Town by town, Ford worked with mayors and residents to design what they desired. About five years before Windy Man, Childress debuted Ford’s talents. Just west of the town, on the edge of the Panhandle near the Oklahoma border, a gigantic stagecoach, windmill and wheat heads—set into overpass retaining walls on U.S. 287 at County Road 9—symbolize the town’s strong ties to agriculture.
Similarly, Goree in Knox County and Robstown in Nueces County chose cotton bolls to grace their highway walls. And, like Munday, Goree showcases an American flag and Texas flag in addition to cotton. Sinton, just north of Corpus Christi, features a cattle drive on all four overpass ramps as U.S. 181 comes into town from the east.
In Wichita Falls, concrete bicyclists in helmets race across retaining walls in celebration of the city’s annual Hotter’N Hell Hundred cycling event. Comanche residents chose rolling hills, live oaks and Native Americans on horseback to honor their natural heritage.
Kemp’s ridley sea turtles adorn concrete pillars of an overhead sign on the John F. Kennedy Memorial Causeway in Corpus Christi. White-tailed bucks and does pose among prickly pear cactuses in Laredo.
During an Interstate 35 expansion project, TxDOT offered cities the chance to have their own bridge art along frontage roads. Jump off the freeway at Salado to see a stagecoach driven by three cowboys and six horses. At Troy, a bird flits from fence post to post in a series of four windmill murals.
Farther north in West, three murals depict twirling Czech dancers and a polka band, reflecting the city’s cultural roots. In Abbott, silhouettes of a farmer on a tractor and a windmill behind a derelict barn stretch across retaining walls.
“I always designed on a dime,” says Ford, who used pencil sketches and computer software to construct his images that, when enlarged, measure up to 100 feet wide and 50 feet high. Instead of expensive rubber, he carved sheets of extruded foam to form molds that precast concrete companies used to make 5-by-10-foot concrete panels.
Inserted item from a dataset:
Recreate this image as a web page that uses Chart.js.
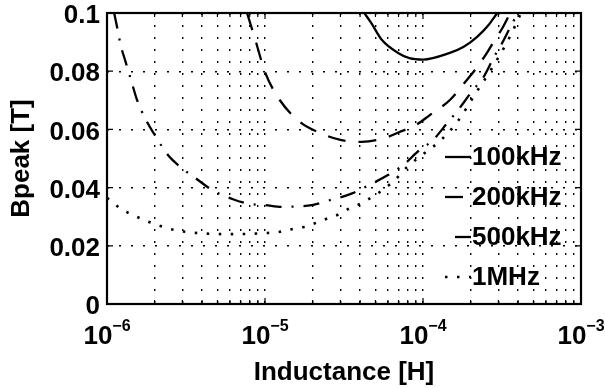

At work sites, construction crews pieced the panels into place like a puzzle.
And like any good puzzle, some of Ford’s artworks contain a secret.
“If the design allowed, I’d hide a tiny gecko, like in the oak leaves of a state seal and Windy Man’s hair,” he says. “That became my maker’s mark and the brand name that I continue to use as an artist—Art Gecko.”
Nowadays Ford pours his creativity into crafting sculptures from gourds. Since his retirement from TxDOT, he’s transformed the hard-shelled fruits—kin to pumpkins and melons—into award-winning pieces, such as fairy houses, abstract sculptures, a fanged monster mask and a retro spaceship on the moon.
As Ford and his wife make their way to gourd festivals, they sometimes pass his bridge art. His reaction is what he hopes other travelers have.
“They always bring a smile,” he says. “And I love it when I get messages and photos from people who have spotted one of my walls. Life doesn’t get much better than that.”